Thankfully, we are not God, we don’t know it all, for there is much we do not understand, but this we can be sure, it is Jesus who reminds us that God does not work that way. On Wednesday nights, we have joined our brothers and sisters from the Lutheran Church for our annual Lenten study. We have been looking for God in the rubble of Haiti. Asking the questions: did God cause it? Why didn’t God prevent it?

In Today’s Gospel, Jesus is confronted with such questions, some told Jesus about the Galileans who Pilate murdered…and of course there was the Tower of Siloam that fell on 18 people who were killed. Obviously they were sinners right, Jesus? Where is God in all of this? Jesus replies, were they bigger sinners than you? No. BUT, you will perish as they did if you do not repent.
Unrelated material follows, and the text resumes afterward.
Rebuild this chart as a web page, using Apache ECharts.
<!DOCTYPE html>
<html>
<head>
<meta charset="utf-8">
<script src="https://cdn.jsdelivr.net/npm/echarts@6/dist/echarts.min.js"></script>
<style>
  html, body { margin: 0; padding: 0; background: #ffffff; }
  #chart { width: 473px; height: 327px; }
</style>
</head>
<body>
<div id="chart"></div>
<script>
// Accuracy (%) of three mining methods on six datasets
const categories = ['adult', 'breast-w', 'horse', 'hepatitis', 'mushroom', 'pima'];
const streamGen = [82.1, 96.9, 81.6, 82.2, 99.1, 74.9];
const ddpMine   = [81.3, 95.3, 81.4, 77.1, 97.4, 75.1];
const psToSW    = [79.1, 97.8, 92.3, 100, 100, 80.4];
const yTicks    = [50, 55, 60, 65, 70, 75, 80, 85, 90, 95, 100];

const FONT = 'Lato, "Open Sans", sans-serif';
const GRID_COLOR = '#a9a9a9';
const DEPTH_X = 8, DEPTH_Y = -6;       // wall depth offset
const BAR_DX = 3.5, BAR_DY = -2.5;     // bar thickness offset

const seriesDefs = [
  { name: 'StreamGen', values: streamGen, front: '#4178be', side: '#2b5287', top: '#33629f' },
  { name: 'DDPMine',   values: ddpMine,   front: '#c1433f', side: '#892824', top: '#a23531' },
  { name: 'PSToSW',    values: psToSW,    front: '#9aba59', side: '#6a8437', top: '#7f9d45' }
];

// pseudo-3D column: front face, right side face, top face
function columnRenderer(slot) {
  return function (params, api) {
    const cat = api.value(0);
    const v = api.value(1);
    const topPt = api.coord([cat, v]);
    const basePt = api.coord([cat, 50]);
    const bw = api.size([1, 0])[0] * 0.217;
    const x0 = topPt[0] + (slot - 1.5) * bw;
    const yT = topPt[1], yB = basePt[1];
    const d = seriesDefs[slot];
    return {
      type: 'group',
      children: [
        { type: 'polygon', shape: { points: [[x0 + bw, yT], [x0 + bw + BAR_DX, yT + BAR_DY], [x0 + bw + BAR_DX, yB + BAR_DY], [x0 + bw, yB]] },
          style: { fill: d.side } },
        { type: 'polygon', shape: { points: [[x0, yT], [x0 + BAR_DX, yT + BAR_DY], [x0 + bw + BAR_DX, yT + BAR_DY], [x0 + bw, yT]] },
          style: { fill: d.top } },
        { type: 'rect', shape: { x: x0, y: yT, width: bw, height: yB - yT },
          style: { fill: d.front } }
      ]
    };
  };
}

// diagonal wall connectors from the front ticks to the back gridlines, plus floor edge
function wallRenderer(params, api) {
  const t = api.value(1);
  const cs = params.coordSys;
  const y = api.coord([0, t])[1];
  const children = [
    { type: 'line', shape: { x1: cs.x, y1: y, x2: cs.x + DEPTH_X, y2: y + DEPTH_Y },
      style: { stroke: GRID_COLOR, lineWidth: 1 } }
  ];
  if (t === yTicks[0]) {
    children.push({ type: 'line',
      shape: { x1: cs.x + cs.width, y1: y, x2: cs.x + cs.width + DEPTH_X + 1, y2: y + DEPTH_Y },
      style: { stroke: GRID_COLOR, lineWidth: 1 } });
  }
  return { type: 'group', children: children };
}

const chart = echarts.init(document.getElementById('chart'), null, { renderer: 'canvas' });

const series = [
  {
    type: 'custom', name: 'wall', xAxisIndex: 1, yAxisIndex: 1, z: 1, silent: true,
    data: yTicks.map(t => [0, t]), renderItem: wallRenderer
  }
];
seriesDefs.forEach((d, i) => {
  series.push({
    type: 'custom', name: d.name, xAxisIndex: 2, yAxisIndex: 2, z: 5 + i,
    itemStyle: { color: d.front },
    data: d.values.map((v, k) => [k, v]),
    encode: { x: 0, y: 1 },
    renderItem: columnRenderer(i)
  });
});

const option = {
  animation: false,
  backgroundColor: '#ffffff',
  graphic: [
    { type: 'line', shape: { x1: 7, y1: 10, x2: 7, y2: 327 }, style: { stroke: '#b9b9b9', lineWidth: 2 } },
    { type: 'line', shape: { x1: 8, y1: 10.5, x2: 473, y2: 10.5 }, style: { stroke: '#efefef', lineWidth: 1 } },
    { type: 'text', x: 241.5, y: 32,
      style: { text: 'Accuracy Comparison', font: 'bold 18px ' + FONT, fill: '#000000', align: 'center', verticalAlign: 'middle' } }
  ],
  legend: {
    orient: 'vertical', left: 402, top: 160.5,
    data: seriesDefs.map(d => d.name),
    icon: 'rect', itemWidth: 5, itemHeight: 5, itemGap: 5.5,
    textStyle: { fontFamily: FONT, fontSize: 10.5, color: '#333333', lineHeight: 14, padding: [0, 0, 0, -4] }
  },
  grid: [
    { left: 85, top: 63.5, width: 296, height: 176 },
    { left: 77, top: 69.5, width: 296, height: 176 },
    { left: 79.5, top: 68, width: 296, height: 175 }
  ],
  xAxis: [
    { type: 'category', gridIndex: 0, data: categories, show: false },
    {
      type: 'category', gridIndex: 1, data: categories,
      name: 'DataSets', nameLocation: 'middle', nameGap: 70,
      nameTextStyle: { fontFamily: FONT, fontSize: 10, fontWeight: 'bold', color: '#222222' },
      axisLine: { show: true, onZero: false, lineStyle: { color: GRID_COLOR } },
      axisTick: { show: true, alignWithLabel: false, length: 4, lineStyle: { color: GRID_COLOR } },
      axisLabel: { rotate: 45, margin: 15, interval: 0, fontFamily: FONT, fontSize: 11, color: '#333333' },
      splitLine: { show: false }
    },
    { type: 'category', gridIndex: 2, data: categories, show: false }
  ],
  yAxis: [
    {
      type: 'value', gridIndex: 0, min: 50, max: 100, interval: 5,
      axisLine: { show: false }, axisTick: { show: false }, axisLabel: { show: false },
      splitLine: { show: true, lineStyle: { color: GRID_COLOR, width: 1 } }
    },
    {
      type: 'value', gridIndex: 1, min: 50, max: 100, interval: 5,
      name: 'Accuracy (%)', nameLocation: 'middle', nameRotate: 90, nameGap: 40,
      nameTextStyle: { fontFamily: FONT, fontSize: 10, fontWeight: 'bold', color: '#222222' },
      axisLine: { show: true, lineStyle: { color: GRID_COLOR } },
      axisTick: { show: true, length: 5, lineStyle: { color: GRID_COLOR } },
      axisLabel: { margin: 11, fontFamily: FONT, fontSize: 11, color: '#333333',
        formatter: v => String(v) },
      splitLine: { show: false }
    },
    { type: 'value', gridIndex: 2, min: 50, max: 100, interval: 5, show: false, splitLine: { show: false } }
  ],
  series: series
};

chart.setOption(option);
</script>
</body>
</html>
I think the point Jesus makes is that our lives have uncertainty, and tragedy befalling a person or family or nation does not mean that God is angry with them, against them or caused it. The frailty of the flesh is that we are mortal and things do happen to us, but we also need to repent of our fear of death and live our lives with God’s gracious gifts. And to illustrate his point, Jesus tells us a parable about a barren fig tree.
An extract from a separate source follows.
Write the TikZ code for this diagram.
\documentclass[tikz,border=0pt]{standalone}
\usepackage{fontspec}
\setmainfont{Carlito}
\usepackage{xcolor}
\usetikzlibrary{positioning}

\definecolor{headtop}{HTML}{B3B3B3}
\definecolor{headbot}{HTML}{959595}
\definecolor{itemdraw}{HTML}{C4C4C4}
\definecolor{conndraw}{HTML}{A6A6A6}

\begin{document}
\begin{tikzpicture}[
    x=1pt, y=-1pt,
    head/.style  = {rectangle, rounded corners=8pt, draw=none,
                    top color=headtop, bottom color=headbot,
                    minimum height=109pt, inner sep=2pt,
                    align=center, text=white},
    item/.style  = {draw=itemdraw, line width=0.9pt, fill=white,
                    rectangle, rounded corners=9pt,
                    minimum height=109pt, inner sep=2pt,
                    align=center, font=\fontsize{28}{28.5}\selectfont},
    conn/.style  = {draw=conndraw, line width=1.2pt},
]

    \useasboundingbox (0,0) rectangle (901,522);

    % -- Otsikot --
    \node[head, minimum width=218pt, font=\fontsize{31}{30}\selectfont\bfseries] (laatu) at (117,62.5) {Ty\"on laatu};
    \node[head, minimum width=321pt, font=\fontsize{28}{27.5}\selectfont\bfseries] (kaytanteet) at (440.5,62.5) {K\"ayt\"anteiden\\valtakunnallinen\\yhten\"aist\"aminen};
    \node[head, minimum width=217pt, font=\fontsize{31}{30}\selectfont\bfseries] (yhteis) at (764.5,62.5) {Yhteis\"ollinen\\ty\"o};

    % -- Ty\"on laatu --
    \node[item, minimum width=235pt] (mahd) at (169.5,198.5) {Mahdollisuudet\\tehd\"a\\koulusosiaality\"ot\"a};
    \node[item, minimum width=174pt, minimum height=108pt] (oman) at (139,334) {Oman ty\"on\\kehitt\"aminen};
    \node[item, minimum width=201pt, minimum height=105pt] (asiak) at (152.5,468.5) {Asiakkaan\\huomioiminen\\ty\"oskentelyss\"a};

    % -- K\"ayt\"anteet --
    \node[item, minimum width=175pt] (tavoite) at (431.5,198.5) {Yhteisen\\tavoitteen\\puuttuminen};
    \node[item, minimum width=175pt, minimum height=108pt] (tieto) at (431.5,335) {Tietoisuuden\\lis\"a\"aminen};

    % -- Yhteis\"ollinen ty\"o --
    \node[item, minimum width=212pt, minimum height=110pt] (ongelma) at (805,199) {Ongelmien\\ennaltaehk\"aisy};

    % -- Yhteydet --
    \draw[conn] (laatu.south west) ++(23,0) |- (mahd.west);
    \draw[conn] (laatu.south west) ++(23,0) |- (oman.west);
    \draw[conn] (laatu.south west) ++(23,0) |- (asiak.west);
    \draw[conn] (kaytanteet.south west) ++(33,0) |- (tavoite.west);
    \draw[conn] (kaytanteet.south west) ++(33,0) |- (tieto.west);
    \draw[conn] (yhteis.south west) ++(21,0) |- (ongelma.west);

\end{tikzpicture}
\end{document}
The owner wants it cut down for wasting the soul because it has not produced anything for three years, but the gardener says to let it be, while the gardener tries again to help it produce fruit. As parable about the Kingdom of God, it Jesus who is reminding us that we are to produce such good fruit, fruit that comes out of repentance, that is born in a life lived fully. Jesus is the divine gardener who is looking to help our barren lives produce.

If we spend our times condemning others for their supposed sin, pointing out where God has acted against them, we will miss God really acting in the world through us & others. Miracles do happen, There is much to our mysterious God in the ways that God moves through our world in the Spirit. And in the midst of tragedy, whether caused by the Pilate’s of our world who murder others, or in natural acts when earth shakes and towers fall, we are called to live into our faith. In the midst of the tragedy of Haiti, the voice of the Episcopal Bishop, Duracin speaks clearly to that faith:
“As for resources, we have next to nothing. The wreckage is beyond imagination. However, this situation delivers us into faith. I look at this as a baptism. We who are still alive have had the blessing of survival, but in many ways we have died to the ways of the past. We have the opportunity to rise up and start anew. In this moment of grief and mourning, life must continue.”
But Bishop Jean Duracin also sees God’s hand in the tragedy, through the Spirit of God helping them live again…
“It is natural to question, but we hold on in faith to God – God who is always good, the God of infinite compassion. That we were struck by this tragedy does not mean God is not with us. He is here. We must always remember that God lives in this world. There is pain, but there is also joy. He gives us assurance not of the life that ends, but the life that is eternal. In the middle of all the deaths, there is a God of love and of life, and we must shout Alleluia with the living.”
This is our witness too, in the midst of our lives, there is a God of love and of life, and we must shout (or maybe in Lent whisper) Alleluia with the living. That is also evident in the lives of others in Haiti…

Romel Joseph was born to a poor Haitian family, he became so accomplished in the violin that he won a Fulbright scholarship to study at Julliard. He returned to Haiti in 1991 &opened the New Victorian School to teach music to the children of the poor. The New Victorian School was destroyed in the Haitian earthquake. No students were in the building at the time of the quake but Romel was trapped inside the rubble for 18 hours. Tragically, Romel's pregnant wife perished in the earthquake. Romel was flown to Miami where he was treated. Doctors don't know if he'll ever be able to play the violin again. Yet, even in the heartache and wrenching loss, Romel Joseph is determined to rebuild the New Victorian School. "As long as Haiti has children, you have a purpose being there. As long as there are kids there, they have to have a reasonable level of health and they have to have an education. I need more than an earthquake to make me stop my work in Haiti."
[As reported by the Miami Herald, CBS News and National Public Radio.]
That is fruit the Jesus is talking about in the faith of a Bishop, and in the determination of a teacher & musician. And the Gardener said, “Let it alone …If it bears fruit next year, well and good; but if not, you can cut it down…” May we bear that good fruit that God expects from us in our lives today. Amen.